Picture: B     Sound: B     Extras: B-     Film: B

 

 

2003 was a very poor year for feature films, with the studios playing so safe as to be obnoxious, but the independent filmmakers were still out there making a difference and one of the best films of that year is The Cooler.  The feature directorial debut of Wayne Kramer is the best film about gambling and Las Vegas since Martin Scorsese’s Casino (1995), a film that said old Vegas had been killed by corporatism and grave mishandling by organized crime.  The Cooler finds the one last bastion of that old Vegas and tells its story.

 

The title refers to Bernie Lootz (William H. Macy), who is so down on his luck that this despair and loss is as communicable as SARS.  The person who knows this best is the man using this “talent” to keep his casino profitable, Shelly Kaplow (Alec Baldwin in fine form), who is his only friend, sort of.  Shelly is old school and his place is maybe the last holdout of the good old days.  Bernie has an idiotic son and idiotic girlfriend who enter his life, which equals more burden and bad news, and then there is Natalie (Maria Bello), who goes form being Bernie’s co-worker to something much more, more enough to threaten his usefulness to Shelly.

 

Shelly has problems of his own, with some of his associates trying to get him to sell out the place to go “modern” and hold onto his older lounge singer (Paul Sorvino) when these people want him to add a new breed of carbon copy swooner (Joey Fatone, easily cast).  It is a great set of situations and the screenplay by Frank Hannah and Kramer does an ace job of juggling all of it, making it all fit, and making it three-dimensional.  This is a film that should have done far better than it did, but it was a favorite at awards time and this is a solid DVD that will serve the film well.  While audiences were distracted by lame Fantasy genre films with no point, they missed true mature cinema like this.  If you have not seen it, now you do not have to miss out.

 

The anamorphically enhanced 2.35 X 1 image is nicely shot by James Whitaker, who has a very welcome grasp of the true value of the scope frame.  For this DVD, Video Black is solid, color range is fine and the depth and clarity is some of the best we have seen on a new release from any studio in a while.  Arthur Coburn, A.C.E., deserves credit for some impressive editing.  That they came up with a film that did not look like a carbon copy of Scorsese’s work is in itself an achievement, though Vegas is always Vegas, no matter what era.  The gaudiness, old or new, is a signature.  The Dolby Digital 5.1 AC-3 is better than usual for the film soundtrack, then another 5.1 mix is available isolating Mark Isham’s score.  Three more tracks in the 2.0 configuration offer a Stereo Pro Logic version of the film sound and two commentary tracks.  Kramer is on both, one with his co-writer and cameraman, the other with composer Isham.  There is some overlap and Kramer has an amusing enthusiasm without knowing it like no director since Paul Verhoeven when it comes to doing commentaries.  Other extras include two storyboard/final footage comparisons and an installment of The Sundance Channel’s Anatomy Of A Scene that deals with this film.  That is a good set of extras, but I was surprised we did not have any trailers.

 

As for Mark Isham, I have not been the biggest fan of his work and part of it has to do with landing up on projects that are not impressive.  On the other hand, his work on Robert Altman’s Short Cuts, Roger Donaldson’s remake of The Getaway, Mrs.
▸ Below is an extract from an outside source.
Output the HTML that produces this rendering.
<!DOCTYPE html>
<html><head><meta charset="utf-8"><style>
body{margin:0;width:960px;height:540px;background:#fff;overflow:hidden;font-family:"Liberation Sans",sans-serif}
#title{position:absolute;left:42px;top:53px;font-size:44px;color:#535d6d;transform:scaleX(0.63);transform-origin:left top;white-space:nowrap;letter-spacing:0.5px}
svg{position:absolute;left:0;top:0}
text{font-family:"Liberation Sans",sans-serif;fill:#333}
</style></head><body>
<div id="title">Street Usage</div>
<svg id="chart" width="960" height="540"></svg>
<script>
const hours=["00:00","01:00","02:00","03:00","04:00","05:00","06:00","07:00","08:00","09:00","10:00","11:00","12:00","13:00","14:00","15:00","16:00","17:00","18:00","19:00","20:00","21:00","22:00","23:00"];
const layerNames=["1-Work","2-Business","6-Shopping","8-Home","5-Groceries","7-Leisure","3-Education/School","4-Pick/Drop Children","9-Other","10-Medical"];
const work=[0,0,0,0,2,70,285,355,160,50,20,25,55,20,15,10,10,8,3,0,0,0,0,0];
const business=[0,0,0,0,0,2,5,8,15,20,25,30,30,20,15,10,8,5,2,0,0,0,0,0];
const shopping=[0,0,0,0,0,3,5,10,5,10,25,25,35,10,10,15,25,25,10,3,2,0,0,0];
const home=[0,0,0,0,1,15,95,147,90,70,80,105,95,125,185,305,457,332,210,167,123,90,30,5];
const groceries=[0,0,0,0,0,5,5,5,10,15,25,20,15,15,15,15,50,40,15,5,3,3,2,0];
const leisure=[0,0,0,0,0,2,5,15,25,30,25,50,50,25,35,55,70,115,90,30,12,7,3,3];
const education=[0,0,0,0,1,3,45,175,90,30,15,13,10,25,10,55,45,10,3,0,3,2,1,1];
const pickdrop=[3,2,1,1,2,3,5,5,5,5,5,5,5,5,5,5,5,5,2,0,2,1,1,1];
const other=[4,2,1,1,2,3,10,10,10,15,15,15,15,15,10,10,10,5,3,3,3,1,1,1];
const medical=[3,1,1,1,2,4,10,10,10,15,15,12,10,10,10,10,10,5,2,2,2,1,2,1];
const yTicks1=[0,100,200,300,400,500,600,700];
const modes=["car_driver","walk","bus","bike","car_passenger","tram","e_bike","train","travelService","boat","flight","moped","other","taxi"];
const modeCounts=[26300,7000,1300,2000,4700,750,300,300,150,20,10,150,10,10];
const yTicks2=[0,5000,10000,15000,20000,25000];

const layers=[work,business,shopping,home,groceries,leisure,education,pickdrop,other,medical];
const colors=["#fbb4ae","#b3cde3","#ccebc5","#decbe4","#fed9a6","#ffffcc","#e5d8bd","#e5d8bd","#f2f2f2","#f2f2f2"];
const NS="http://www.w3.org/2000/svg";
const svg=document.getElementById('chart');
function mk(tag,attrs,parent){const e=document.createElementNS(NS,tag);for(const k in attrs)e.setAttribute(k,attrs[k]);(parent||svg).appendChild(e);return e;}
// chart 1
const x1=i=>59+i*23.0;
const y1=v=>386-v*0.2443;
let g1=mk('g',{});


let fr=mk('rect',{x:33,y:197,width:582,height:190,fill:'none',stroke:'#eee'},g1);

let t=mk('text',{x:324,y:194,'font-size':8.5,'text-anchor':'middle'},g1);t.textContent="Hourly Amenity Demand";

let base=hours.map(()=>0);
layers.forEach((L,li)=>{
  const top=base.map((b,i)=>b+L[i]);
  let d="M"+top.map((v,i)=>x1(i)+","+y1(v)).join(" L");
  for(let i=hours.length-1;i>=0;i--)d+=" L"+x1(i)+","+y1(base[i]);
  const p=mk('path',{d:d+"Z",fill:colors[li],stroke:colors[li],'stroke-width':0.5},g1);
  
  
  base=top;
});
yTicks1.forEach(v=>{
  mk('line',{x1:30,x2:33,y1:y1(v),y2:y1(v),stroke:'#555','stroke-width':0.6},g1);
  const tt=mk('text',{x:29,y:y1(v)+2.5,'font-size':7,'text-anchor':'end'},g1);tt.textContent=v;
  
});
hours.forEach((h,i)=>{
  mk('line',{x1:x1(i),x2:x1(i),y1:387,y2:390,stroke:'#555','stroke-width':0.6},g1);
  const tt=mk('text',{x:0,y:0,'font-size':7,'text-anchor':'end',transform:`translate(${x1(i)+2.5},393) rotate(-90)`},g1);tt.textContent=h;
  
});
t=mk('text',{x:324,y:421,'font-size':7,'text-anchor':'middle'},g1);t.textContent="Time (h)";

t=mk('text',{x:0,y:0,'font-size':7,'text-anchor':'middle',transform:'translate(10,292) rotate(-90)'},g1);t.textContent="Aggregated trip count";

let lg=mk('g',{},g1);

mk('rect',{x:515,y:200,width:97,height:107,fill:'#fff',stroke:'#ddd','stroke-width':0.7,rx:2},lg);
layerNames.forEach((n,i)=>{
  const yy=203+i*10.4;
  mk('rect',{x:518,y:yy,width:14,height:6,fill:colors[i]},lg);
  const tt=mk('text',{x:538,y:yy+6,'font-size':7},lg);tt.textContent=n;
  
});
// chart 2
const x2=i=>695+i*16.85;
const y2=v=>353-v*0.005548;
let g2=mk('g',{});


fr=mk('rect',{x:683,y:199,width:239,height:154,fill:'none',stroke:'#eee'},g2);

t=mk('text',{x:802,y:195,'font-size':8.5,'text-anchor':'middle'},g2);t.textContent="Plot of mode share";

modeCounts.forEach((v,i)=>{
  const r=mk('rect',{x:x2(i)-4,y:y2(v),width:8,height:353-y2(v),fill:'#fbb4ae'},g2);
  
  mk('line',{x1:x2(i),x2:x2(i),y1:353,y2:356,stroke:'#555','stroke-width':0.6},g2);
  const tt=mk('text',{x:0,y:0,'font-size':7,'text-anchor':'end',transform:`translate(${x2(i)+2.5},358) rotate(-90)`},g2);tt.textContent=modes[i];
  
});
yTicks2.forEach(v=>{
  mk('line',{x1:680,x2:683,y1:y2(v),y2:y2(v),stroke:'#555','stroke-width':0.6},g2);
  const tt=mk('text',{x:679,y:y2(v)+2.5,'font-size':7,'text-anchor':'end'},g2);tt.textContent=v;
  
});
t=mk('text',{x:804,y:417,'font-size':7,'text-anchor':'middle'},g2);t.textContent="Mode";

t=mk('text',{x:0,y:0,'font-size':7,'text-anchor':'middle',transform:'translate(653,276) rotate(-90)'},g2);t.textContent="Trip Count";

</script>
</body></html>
Parker & The Vicious Circle (both 1994), Altman’s Gingerbread Man, Blade (both 1998), and William Friedkin’s Rules Of Engagement.  He can pull of good music without being the victim of bad commercial cinema, and he does a couple of scores a year currently.  If he could just get more mature work like these films and The Cooler, he could have a serious artistic breakthrough.  As for Wayne Kramer, his next feature film should be very interesting.  That is all the more reason to catch The Cooler, because after all, you can’t loose!